Leave out the pictures; transcribe all else exactly.

++++ Material

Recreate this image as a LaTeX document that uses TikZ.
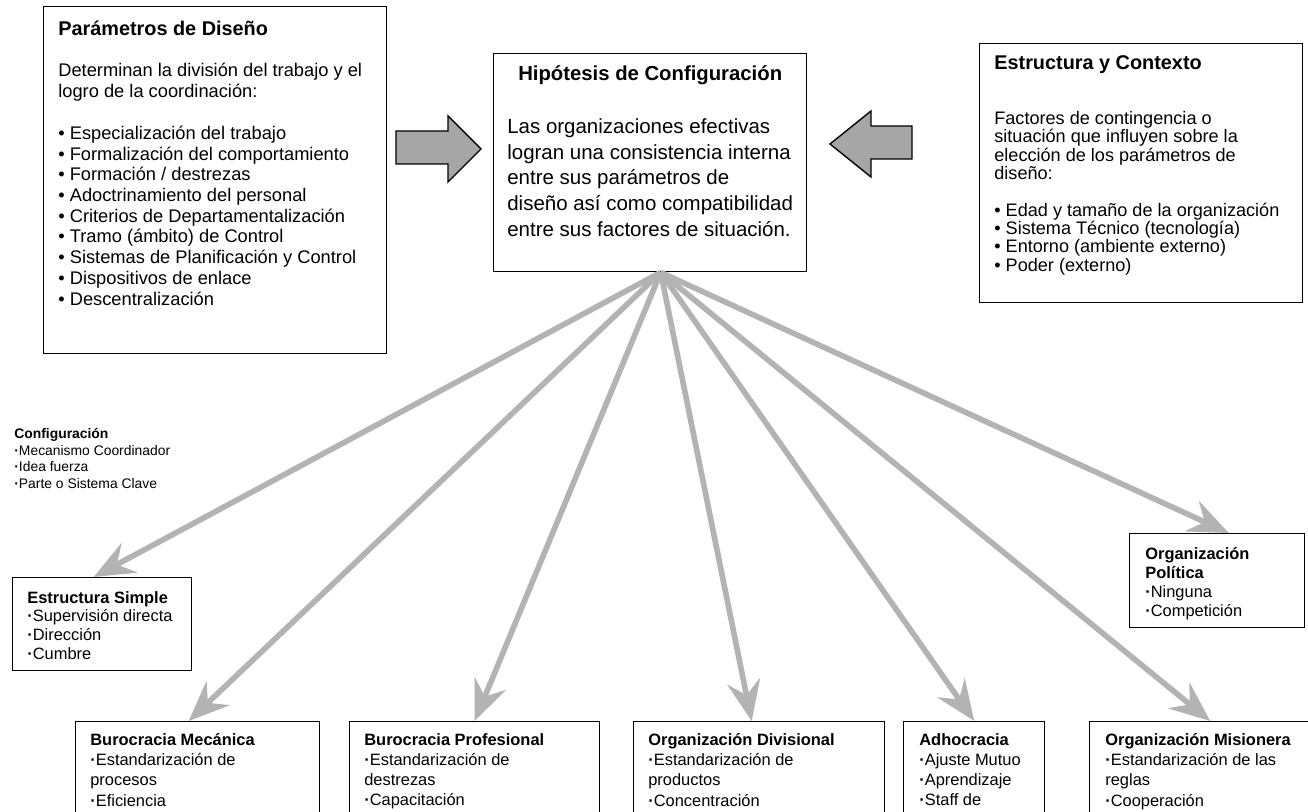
\documentclass[tikz,border=0pt]{standalone}
\usepackage{fontspec}
\setmainfont{Liberation Sans}
\usetikzlibrary{positioning, arrows.meta, calc}

\definecolor{linkgray}{RGB}{179,179,179}
\definecolor{blockgray}{RGB}{166,166,166}
\newcommand{\pt}{{\bfseries ·}}

\begin{document}
\begin{tikzpicture}[
    panel/.style={
        rectangle,
        draw=black,
        line width=0.8pt,
        anchor=north west,
        inner sep=0pt
    },
    bigtext/.style={inner sep=0pt, align=left, font=\fontsize{10.4}{11.8}\selectfont},
    ctxtext/.style={inner sep=0pt, align=left, font=\fontsize{10.3}{10.5}\selectfont},
    hiptext/.style={inner sep=0pt, align=left, font=\fontsize{11.65}{14.6}\selectfont},
    hiptitle/.style={inner sep=0pt, font=\fontsize{11.55}{14}\selectfont\bfseries},
    smalltext/.style={inner sep=0pt, align=left, font=\fontsize{9.35}{10.6}\selectfont},
    cfgtext/.style={inner sep=0pt, align=left, font=\fontsize{9.35}{11.5}\selectfont},
    legend/.style={inner sep=0pt, align=left, font=\fontsize{7.9}{9.5}\selectfont},
    blockarrow/.style={draw=black, line width=0.8pt, fill=blockgray},
    link/.style={draw=linkgray, line width=3.2pt,
        -{Stealth[length=23pt, width=19pt, inset=8pt]}}
]

\useasboundingbox (0,0) rectangle (26.16,16.22);
\clip (0,0) rectangle (26.16,16.22);

% === Top row ===
\node[panel, minimum width=6.86cm, minimum height=6.94cm] (param) at (0.86,16.10) {};
\node[bigtext, below right=0.29cm and 0.30cm of param.north west] (paramText) {%
    {\bfseries\fontsize{11.3}{11.8}\selectfont Parámetros de Diseño}\\[11.7pt]
    Determinan la división del trabajo y el\\
    logro de la coordinación:\\[12pt]
    • Especialización del trabajo\\
    • Formalización del comportamiento\\
    • Formación / destrezas\\
    • Adoctrinamiento del personal\\
    • Criterios de Departamentalización\\
    • Tramo (ámbito) de Control\\
    • Sistemas de Planificación y Control\\
    • Dispositivos de enlace\\
    • Descentralización};

\node[panel, minimum width=6.26cm, minimum height=4.36cm] (hip) at (9.86,15.16) {};
\node[hiptitle, below=0.25cm of hip.north] (hipTitle) {Hipótesis de Configuración};
\node[hiptext, below right=1.31cm and 0.28cm of hip.north west] (hipText) {%
    Las organizaciones efectivas\\
    logran una consistencia interna\\
    entre sus parámetros de\\
    diseño así como compatibilidad\\
    entre sus factores de situación.};

\node[panel, minimum width=6.46cm, minimum height=5.18cm] (context) at (19.58,15.36) {};
\node[ctxtext, below right=0.25cm and 0.30cm of context.north west] (contextText) {%
    {\bfseries\fontsize{11.3}{10.5}\selectfont Estructura y Contexto}\\[20.5pt]
    Factores de contingencia o\\
    situación que influyen sobre la\\
    elección de los parámetros de\\
    diseño:\\[10.3pt]
    • Edad y tamaño de la organización\\
    • Sistema Técnico (tecnología)\\
    • Entorno (ambiente externo)\\
    • Poder (externo)};

% block arrows
\draw[blockarrow] (7.92,13.60) -- (8.96,13.60) -- (8.96,13.90) -- (9.62,13.24)
    -- (8.96,12.58) -- (8.96,12.94) -- (7.92,12.94) -- cycle;
\draw[blockarrow] (18.24,13.70) -- (17.42,13.70) -- (17.42,14.00) -- (16.60,13.34)
    -- (17.42,12.68) -- (17.42,13.04) -- (18.24,13.04) -- cycle;

% === Legend ===
\node[legend, anchor=north west] (cfg) at (0.28,7.66) {%
    {\bfseries Configuración}\\
    \pt Mecanismo Coordinador\\
    \pt Idea fuerza\\
    \pt Parte o Sistema Clave};

% === Configurations ===
\node[panel, minimum width=3.58cm, minimum height=1.86cm] (simple) at (0.24,4.68) {};
\node[smalltext, below right=0.28cm and 0.30cm of simple.north west] (simpleText) {%
    {\bfseries Estructura Simple}\\
    \pt Supervisión directa\\
    \pt Dirección\\
    \pt Cumbre};

\node[panel, minimum width=3.50cm, minimum height=1.88cm] (pol) at (22.58,5.56) {};
\node[smalltext, font=\fontsize{9.35}{10.9}\selectfont,
    below right=0.28cm and 0.32cm of pol.north west] (polText) {%
    {\bfseries Organización}\\
    {\bfseries Política}\\
    \pt Ninguna\\
    \pt Competición};

\node[panel, minimum width=4.88cm, minimum height=2.2cm] (mech) at (1.50,1.80) {};
\node[cfgtext, below right=0.24cm and 0.30cm of mech.north west] (mechText) {%
    {\bfseries Burocracia Mecánica}\\
    \pt Estandarización de\\
    procesos\\
    \pt Eficiencia};

\node[panel, minimum width=5.00cm, minimum height=2.2cm] (prof) at (6.98,1.80) {};
\node[cfgtext, below right=0.24cm and 0.30cm of prof.north west] (profText) {%
    {\bfseries Burocracia Profesional}\\
    \pt Estandarización de\\
    destrezas\\
    \pt Capacitación};

\node[panel, minimum width=5.02cm, minimum height=2.2cm] (div) at (12.66,1.80) {};
\node[cfgtext, below right=0.24cm and 0.30cm of div.north west] (divText) {%
    {\bfseries Organización Divisional}\\
    \pt Estandarización de\\
    productos\\
    \pt Concentración};

\node[panel, minimum width=2.82cm, minimum height=2.2cm] (adho) at (18.06,1.80) {};
\node[cfgtext, below right=0.24cm and 0.32cm of adho.north west] (adhoText) {%
    {\bfseries Adhocracia}\\
    \pt Ajuste Mutuo\\
    \pt Aprendizaje\\
    \pt Staff de};

\node[panel, minimum width=4.82cm, minimum height=2.2cm] (mis) at (21.78,1.80) {};
\node[cfgtext, below right=0.24cm and 0.32cm of mis.north west] (misText) {%
    {\bfseries Organización Misionera}\\
    \pt Estandarización de las\\
    reglas\\
    \pt Cooperación};

% === Links ===
\coordinate (hub) at ([xshift=0.21cm]hip.south);
\draw[link] (hub) -- ([xshift=-0.17cm]simple.north);
\draw[link] (hub) -- ([xshift=-0.18cm]mech.north);
\draw[link] (hub) -- (prof.north);
\draw[link] (hub) -- ([xshift=-0.15cm]div.north);
\draw[link] (hub) -- (adho.north);
\draw[link] (hub) -- (mis.north);
\draw[link] (hub) -- ([xshift=0.23cm]pol.north);

\end{tikzpicture}
\end{document}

++++++++

Completed task →
Recreate this image as a LaTeX document that uses TikZ.
\documentclass[tikz,border=0pt]{standalone}
\usepackage{fontspec}
\setmainfont{Liberation Sans}
\usetikzlibrary{positioning, arrows.meta, calc}

\definecolor{linkgray}{RGB}{179,179,179}
\definecolor{blockgray}{RGB}{166,166,166}
\newcommand{\pt}{{\bfseries ·}}

\begin{document}
\begin{tikzpicture}[
    panel/.style={
        rectangle,
        draw=black,
        line width=0.8pt,
        anchor=north west,
        inner sep=0pt
    },
    bigtext/.style={inner sep=0pt, align=left, font=\fontsize{10.4}{11.8}\selectfont},
    ctxtext/.style={inner sep=0pt, align=left, font=\fontsize{10.3}{10.5}\selectfont},
    hiptext/.style={inner sep=0pt, align=left, font=\fontsize{11.65}{14.6}\selectfont},
    hiptitle/.style={inner sep=0pt, font=\fontsize{11.55}{14}\selectfont\bfseries},
    smalltext/.style={inner sep=0pt, align=left, font=\fontsize{9.35}{10.6}\selectfont},
    cfgtext/.style={inner sep=0pt, align=left, font=\fontsize{9.35}{11.5}\selectfont},
    legend/.style={inner sep=0pt, align=left, font=\fontsize{7.9}{9.5}\selectfont},
    blockarrow/.style={draw=black, line width=0.8pt, fill=blockgray},
    link/.style={draw=linkgray, line width=3.2pt,
        -{Stealth[length=23pt, width=19pt, inset=8pt]}}
]

\useasboundingbox (0,0) rectangle (26.16,16.22);
\clip (0,0) rectangle (26.16,16.22);

% === Top row ===
\node[panel, minimum width=6.86cm, minimum height=6.94cm] (param) at (0.86,16.10) {};
\node[bigtext, below right=0.29cm and 0.30cm of param.north west] (paramText) {%
    {\bfseries\fontsize{11.3}{11.8}\selectfont Parámetros de Diseño}\\[11.7pt]
    Determinan la división del trabajo y el\\
    logro de la coordinación:\\[12pt]
    • Especialización del trabajo\\
    • Formalización del comportamiento\\
    • Formación / destrezas\\
    • Adoctrinamiento del personal\\
    • Criterios de Departamentalización\\
    • Tramo (ámbito) de Control\\
    • Sistemas de Planificación y Control\\
    • Dispositivos de enlace\\
    • Descentralización};

\node[panel, minimum width=6.26cm, minimum height=4.36cm] (hip) at (9.86,15.16) {};
\node[hiptitle, below=0.25cm of hip.north] (hipTitle) {Hipótesis de Configuración};
\node[hiptext, below right=1.31cm and 0.28cm of hip.north west] (hipText) {%
    Las organizaciones efectivas\\
    logran una consistencia interna\\
    entre sus parámetros de\\
    diseño así como compatibilidad\\
    entre sus factores de situación.};

\node[panel, minimum width=6.46cm, minimum height=5.18cm] (context) at (19.58,15.36) {};
\node[ctxtext, below right=0.25cm and 0.30cm of context.north west] (contextText) {%
    {\bfseries\fontsize{11.3}{10.5}\selectfont Estructura y Contexto}\\[20.5pt]
    Factores de contingencia o\\
    situación que influyen sobre la\\
    elección de los parámetros de\\
    diseño:\\[10.3pt]
    • Edad y tamaño de la organización\\
    • Sistema Técnico (tecnología)\\
    • Entorno (ambiente externo)\\
    • Poder (externo)};

% block arrows
\draw[blockarrow] (7.92,13.60) -- (8.96,13.60) -- (8.96,13.90) -- (9.62,13.24)
    -- (8.96,12.58) -- (8.96,12.94) -- (7.92,12.94) -- cycle;
\draw[blockarrow] (18.24,13.70) -- (17.42,13.70) -- (17.42,14.00) -- (16.60,13.34)
    -- (17.42,12.68) -- (17.42,13.04) -- (18.24,13.04) -- cycle;

% === Legend ===
\node[legend, anchor=north west] (cfg) at (0.28,7.66) {%
    {\bfseries Configuración}\\
    \pt Mecanismo Coordinador\\
    \pt Idea fuerza\\
    \pt Parte o Sistema Clave};

% === Configurations ===
\node[panel, minimum width=3.58cm, minimum height=1.86cm] (simple) at (0.24,4.68) {};
\node[smalltext, below right=0.28cm and 0.30cm of simple.north west] (simpleText) {%
    {\bfseries Estructura Simple}\\
    \pt Supervisión directa\\
    \pt Dirección\\
    \pt Cumbre};

\node[panel, minimum width=3.50cm, minimum height=1.88cm] (pol) at (22.58,5.56) {};
\node[smalltext, font=\fontsize{9.35}{10.9}\selectfont,
    below right=0.28cm and 0.32cm of pol.north west] (polText) {%
    {\bfseries Organización}\\
    {\bfseries Política}\\
    \pt Ninguna\\
    \pt Competición};

\node[panel, minimum width=4.88cm, minimum height=2.2cm] (mech) at (1.50,1.80) {};
\node[cfgtext, below right=0.24cm and 0.30cm of mech.north west] (mechText) {%
    {\bfseries Burocracia Mecánica}\\
    \pt Estandarización de\\
    procesos\\
    \pt Eficiencia};

\node[panel, minimum width=5.00cm, minimum height=2.2cm] (prof) at (6.98,1.80) {};
\node[cfgtext, below right=0.24cm and 0.30cm of prof.north west] (profText) {%
    {\bfseries Burocracia Profesional}\\
    \pt Estandarización de\\
    destrezas\\
    \pt Capacitación};

\node[panel, minimum width=5.02cm, minimum height=2.2cm] (div) at (12.66,1.80) {};
\node[cfgtext, below right=0.24cm and 0.30cm of div.north west] (divText) {%
    {\bfseries Organización Divisional}\\
    \pt Estandarización de\\
    productos\\
    \pt Concentración};

\node[panel, minimum width=2.82cm, minimum height=2.2cm] (adho) at (18.06,1.80) {};
\node[cfgtext, below right=0.24cm and 0.32cm of adho.north west] (adhoText) {%
    {\bfseries Adhocracia}\\
    \pt Ajuste Mutuo\\
    \pt Aprendizaje\\
    \pt Staff de};

\node[panel, minimum width=4.82cm, minimum height=2.2cm] (mis) at (21.78,1.80) {};
\node[cfgtext, below right=0.24cm and 0.32cm of mis.north west] (misText) {%
    {\bfseries Organización Misionera}\\
    \pt Estandarización de las\\
    reglas\\
    \pt Cooperación};

% === Links ===
\coordinate (hub) at ([xshift=0.21cm]hip.south);
\draw[link] (hub) -- ([xshift=-0.17cm]simple.north);
\draw[link] (hub) -- ([xshift=-0.18cm]mech.north);
\draw[link] (hub) -- (prof.north);
\draw[link] (hub) -- ([xshift=-0.15cm]div.north);
\draw[link] (hub) -- (adho.north);
\draw[link] (hub) -- (mis.north);
\draw[link] (hub) -- ([xshift=0.23cm]pol.north);

\end{tikzpicture}
\end{document}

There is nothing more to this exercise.